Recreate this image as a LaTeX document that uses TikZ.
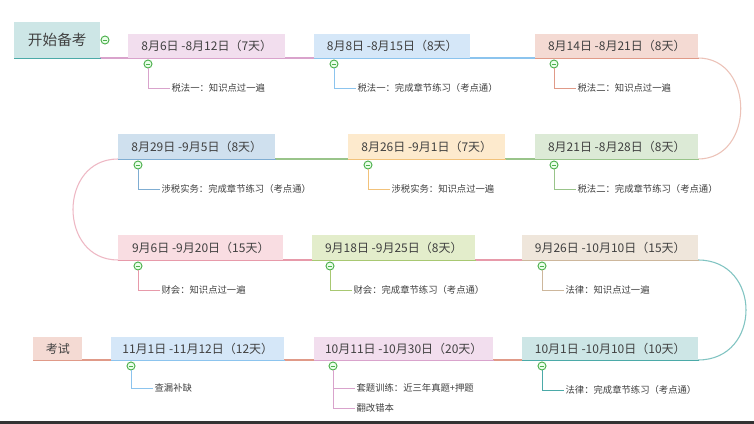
\documentclass[tikz,border=0pt]{standalone}
\usepackage{fontspec}
\setmainfont{Noto Sans CJK SC}
\begin{document}
\begin{tikzpicture}[x=0.75pt,y=-0.75pt,
  lbl/.style={font=\fontsize{9}{10}\selectfont,text=black!75},
  ch/.style={font=\fontsize{7}{8}\selectfont,text=black!75,anchor=west,inner sep=1pt},
  tog/.style={circle,draw=green!55!black!70,fill=green!8,line width=0.7pt,minimum size=6pt,inner sep=0pt,
    path picture={\draw[green!55!black!70,line width=0.6pt]([xshift=-1.8pt]path picture bounding box.center)--([xshift=1.8pt]path picture bounding box.center);}}]
\useasboundingbox (0,0) rectangle (754,424);
\fill[white] (0,0) rectangle (754,424);
\fill[black!80] (0,421) rectangle (754,424);
\newcommand\bx[8]{%
  \node[fill=#6,minimum width={(#3-#2)*0.75pt},minimum height={(#5-#4)*0.75pt},inner sep=0pt,anchor=north west,lbl] (#1) at (#2,#4) {#8};
  \draw[#7,line width=1.2pt] (#1.south west)--(#1.south east);}
% colours
\definecolor{cT}{HTML}{CDE6E6}\definecolor{lT}{HTML}{4BAAA8}
\definecolor{cP}{HTML}{F2DEEE}\definecolor{lP}{HTML}{D9A3CC}
\definecolor{cB}{HTML}{D5E7F8}\definecolor{lB}{HTML}{8CC4EE}
\definecolor{cS}{HTML}{F4DAD3}\definecolor{lS}{HTML}{E09A88}
\definecolor{cB2}{HTML}{CFE0EE}\definecolor{lB2}{HTML}{7FADD2}
\definecolor{cO}{HTML}{FDEACD}\definecolor{lO}{HTML}{F2C27A}
\definecolor{cG}{HTML}{DCEAD6}\definecolor{lG}{HTML}{99C48A}
\definecolor{cR}{HTML}{F9DDE2}\definecolor{lR}{HTML}{E79AAA}
\definecolor{cY}{HTML}{E3EDCB}\definecolor{lY}{HTML}{A8C872}
\definecolor{cE}{HTML}{EFE6DB}\definecolor{lE}{HTML}{CDB79C}
% connecting lines
\draw[lP,line width=0.8pt] (14,58)--(314,58);
\draw[lB,line width=0.8pt] (314,58)--(535,58);
\draw[lS,line width=0.8pt] (535,58)--(698,58);
\coordinate (c1) at (698,159);
\draw[lS!60,line width=0.8pt] (698,58) .. controls (755,58) and (755,159) .. (c1);
\draw[lG,line width=0.8pt] (118,159)--(698,159);
\coordinate (c2) at (118,260);
\draw[lR!70,line width=0.8pt] (118,159) .. controls (58,159) and (58,260) .. (c2);
\draw[lR,line width=0.8pt] (118,260)--(698,260);
\coordinate (c3) at (698,360);
\draw[lT!70,line width=0.8pt] (698,260) .. controls (762,260) and (762,360) .. (c3);
\draw[lS,line width=0.8pt] (33,360)--(698,360);
% boxes
\bx{s}{14}{100}{22}{58}{cT}{lT}{\fontsize{11}{12}\selectfont 开始备考}
\bx{b1}{128}{285}{34}{58}{cP}{lP}{8月6日 -8月12日（7天）}
\bx{b2}{314}{470}{34}{58}{cB}{lB}{8月8日 -8月15日（8天）}
\bx{b3}{535}{698}{34}{58}{cS}{lS}{8月14日 -8月21日（8天）}
\bx{b4}{118}{275}{134}{159}{cB2}{lB2}{8月29日 -9月5日（8天）}
\bx{b5}{348}{505}{134}{159}{cO}{lO}{8月26日 -9月1日（7天）}
\bx{b6}{535}{698}{134}{159}{cG}{lG}{8月21日 -8月28日（8天）}
\bx{b7}{118}{283}{235}{260}{cR}{lR}{9月6日 -9月20日（15天）}
\bx{b8}{312}{475}{235}{260}{cY}{lY}{9月18日 -9月25日（8天）}
\bx{b9}{522}{698}{235}{260}{cE}{lE}{9月26日 -10月10日（15天）}
\bx{ex}{33}{82}{337}{360}{cS}{lS}{考试}
\bx{b10}{111}{284}{337}{360}{cB}{lB}{11月1日 -11月12日（12天）}
\bx{b11}{314}{493}{337}{360}{cP}{lP}{10月11日 -10月30日（20天）}
\bx{b12}{522}{698}{337}{360}{cT}{lT}{10月1日 -10月10日（10天）}
\node[tog] (ts) at (105,40) {};
% children
\newcommand\kid[6]{%
  \node[ch] (#1) at (#3+20,#4) {#6};
  \draw[#5,line width=0.7pt] (#2) |- (#1.west);}
\newcommand\tg[3]{\node[tog] (#1) at (#2,#3) {};}
\tg{t1}{148}{64}\kid{k1}{t1}{150}{88}{lP}{税法一：知识点过一遍}
\tg{t2}{334}{64}\kid{k2}{t2}{336}{88}{lB}{税法一：完成章节练习（考点通）}
\tg{t3}{554}{64}\kid{k3}{t3}{556}{88}{lS}{税法二：知识点过一遍}
\tg{t4}{138}{165}\kid{k4}{t4}{140}{189}{lB2}{涉税实务：完成章节练习（考点通）}
\tg{t5}{368}{165}\kid{k5}{t5}{370}{189}{lO}{涉税实务：知识点过一遍}
\tg{t6}{554}{165}\kid{k6}{t6}{556}{189}{lG}{税法二：完成章节练习（考点通）}
\tg{t7}{138}{266}\kid{k7}{t7}{140}{290}{lR}{财会：知识点过一遍}
\tg{t8}{330}{266}\kid{k8}{t8}{332}{290}{lY}{财会：完成章节练习（考点通）}
\tg{t9}{542}{266}\kid{k9}{t9}{544}{290}{lE}{法律：知识点过一遍}
\tg{t10}{131}{366}\kid{k10}{t10}{133}{388}{lB}{查漏补缺}
\tg{t11}{333}{366}\kid{k11}{t11}{335}{388}{lP}{套题训练：近三年真题+押题}
\kid{k11b}{t11}{335}{408}{lP}{翻改错本}
\tg{t12}{542}{366}\kid{k12}{t12}{544}{390}{lT}{法律：完成章节练习（考点通）}
\end{tikzpicture}
\end{document}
##############################
Copy every line of the data exactly as written, excluding the pictures.

Recreate this image as a LaTeX document that uses TikZ.
\documentclass[tikz,border=0pt]{standalone}
\usepackage{fontspec}
\setmainfont{Noto Sans CJK SC}
\begin{document}
\begin{tikzpicture}[x=0.75pt,y=-0.75pt,
  lbl/.style={font=\fontsize{9}{10}\selectfont,text=black!75},
  ch/.style={font=\fontsize{7}{8}\selectfont,text=black!75,anchor=west,inner sep=1pt},
  tog/.style={circle,draw=green!55!black!70,fill=green!8,line width=0.7pt,minimum size=6pt,inner sep=0pt,
    path picture={\draw[green!55!black!70,line width=0.6pt]([xshift=-1.8pt]path picture bounding box.center)--([xshift=1.8pt]path picture bounding box.center);}}]
\useasboundingbox (0,0) rectangle (754,424);
\fill[white] (0,0) rectangle (754,424);
\fill[black!80] (0,421) rectangle (754,424);
\newcommand\bx[8]{%
  \node[fill=#6,minimum width={(#3-#2)*0.75pt},minimum height={(#5-#4)*0.75pt},inner sep=0pt,anchor=north west,lbl] (#1) at (#2,#4) {#8};
  \draw[#7,line width=1.2pt] (#1.south west)--(#1.south east);}
% colours
\definecolor{cT}{HTML}{CDE6E6}\definecolor{lT}{HTML}{4BAAA8}
\definecolor{cP}{HTML}{F2DEEE}\definecolor{lP}{HTML}{D9A3CC}
\definecolor{cB}{HTML}{D5E7F8}\definecolor{lB}{HTML}{8CC4EE}
\definecolor{cS}{HTML}{F4DAD3}\definecolor{lS}{HTML}{E09A88}
\definecolor{cB2}{HTML}{CFE0EE}\definecolor{lB2}{HTML}{7FADD2}
\definecolor{cO}{HTML}{FDEACD}\definecolor{lO}{HTML}{F2C27A}
\definecolor{cG}{HTML}{DCEAD6}\definecolor{lG}{HTML}{99C48A}
\definecolor{cR}{HTML}{F9DDE2}\definecolor{lR}{HTML}{E79AAA}
\definecolor{cY}{HTML}{E3EDCB}\definecolor{lY}{HTML}{A8C872}
\definecolor{cE}{HTML}{EFE6DB}\definecolor{lE}{HTML}{CDB79C}
% connecting lines
\draw[lP,line width=0.8pt] (14,58)--(314,58);
\draw[lB,line width=0.8pt] (314,58)--(535,58);
\draw[lS,line width=0.8pt] (535,58)--(698,58);
\coordinate (c1) at (698,159);
\draw[lS!60,line width=0.8pt] (698,58) .. controls (755,58) and (755,159) .. (c1);
\draw[lG,line width=0.8pt] (118,159)--(698,159);
\coordinate (c2) at (118,260);
\draw[lR!70,line width=0.8pt] (118,159) .. controls (58,159) and (58,260) .. (c2);
\draw[lR,line width=0.8pt] (118,260)--(698,260);
\coordinate (c3) at (698,360);
\draw[lT!70,line width=0.8pt] (698,260) .. controls (762,260) and (762,360) .. (c3);
\draw[lS,line width=0.8pt] (33,360)--(698,360);
% boxes
\bx{s}{14}{100}{22}{58}{cT}{lT}{\fontsize{11}{12}\selectfont 开始备考}
\bx{b1}{128}{285}{34}{58}{cP}{lP}{8月6日 -8月12日（7天）}
\bx{b2}{314}{470}{34}{58}{cB}{lB}{8月8日 -8月15日（8天）}
\bx{b3}{535}{698}{34}{58}{cS}{lS}{8月14日 -8月21日（8天）}
\bx{b4}{118}{275}{134}{159}{cB2}{lB2}{8月29日 -9月5日（8天）}
\bx{b5}{348}{505}{134}{159}{cO}{lO}{8月26日 -9月1日（7天）}
\bx{b6}{535}{698}{134}{159}{cG}{lG}{8月21日 -8月28日（8天）}
\bx{b7}{118}{283}{235}{260}{cR}{lR}{9月6日 -9月20日（15天）}
\bx{b8}{312}{475}{235}{260}{cY}{lY}{9月18日 -9月25日（8天）}
\bx{b9}{522}{698}{235}{260}{cE}{lE}{9月26日 -10月10日（15天）}
\bx{ex}{33}{82}{337}{360}{cS}{lS}{考试}
\bx{b10}{111}{284}{337}{360}{cB}{lB}{11月1日 -11月12日（12天）}
\bx{b11}{314}{493}{337}{360}{cP}{lP}{10月11日 -10月30日（20天）}
\bx{b12}{522}{698}{337}{360}{cT}{lT}{10月1日 -10月10日（10天）}
\node[tog] (ts) at (105,40) {};
% children
\newcommand\kid[6]{%
  \node[ch] (#1) at (#3+20,#4) {#6};
  \draw[#5,line width=0.7pt] (#2) |- (#1.west);}
\newcommand\tg[3]{\node[tog] (#1) at (#2,#3) {};}
\tg{t1}{148}{64}\kid{k1}{t1}{150}{88}{lP}{税法一：知识点过一遍}
\tg{t2}{334}{64}\kid{k2}{t2}{336}{88}{lB}{税法一：完成章节练习（考点通）}
\tg{t3}{554}{64}\kid{k3}{t3}{556}{88}{lS}{税法二：知识点过一遍}
\tg{t4}{138}{165}\kid{k4}{t4}{140}{189}{lB2}{涉税实务：完成章节练习（考点通）}
\tg{t5}{368}{165}\kid{k5}{t5}{370}{189}{lO}{涉税实务：知识点过一遍}
\tg{t6}{554}{165}\kid{k6}{t6}{556}{189}{lG}{税法二：完成章节练习（考点通）}
\tg{t7}{138}{266}\kid{k7}{t7}{140}{290}{lR}{财会：知识点过一遍}
\tg{t8}{330}{266}\kid{k8}{t8}{332}{290}{lY}{财会：完成章节练习（考点通）}
\tg{t9}{542}{266}\kid{k9}{t9}{544}{290}{lE}{法律：知识点过一遍}
\tg{t10}{131}{366}\kid{k10}{t10}{133}{388}{lB}{查漏补缺}
\tg{t11}{333}{366}\kid{k11}{t11}{335}{388}{lP}{套题训练：近三年真题+押题}
\kid{k11b}{t11}{335}{408}{lP}{翻改错本}
\tg{t12}{542}{366}\kid{k12}{t12}{544}{390}{lT}{法律：完成章节练习（考点通）}
\end{tikzpicture}
\end{document}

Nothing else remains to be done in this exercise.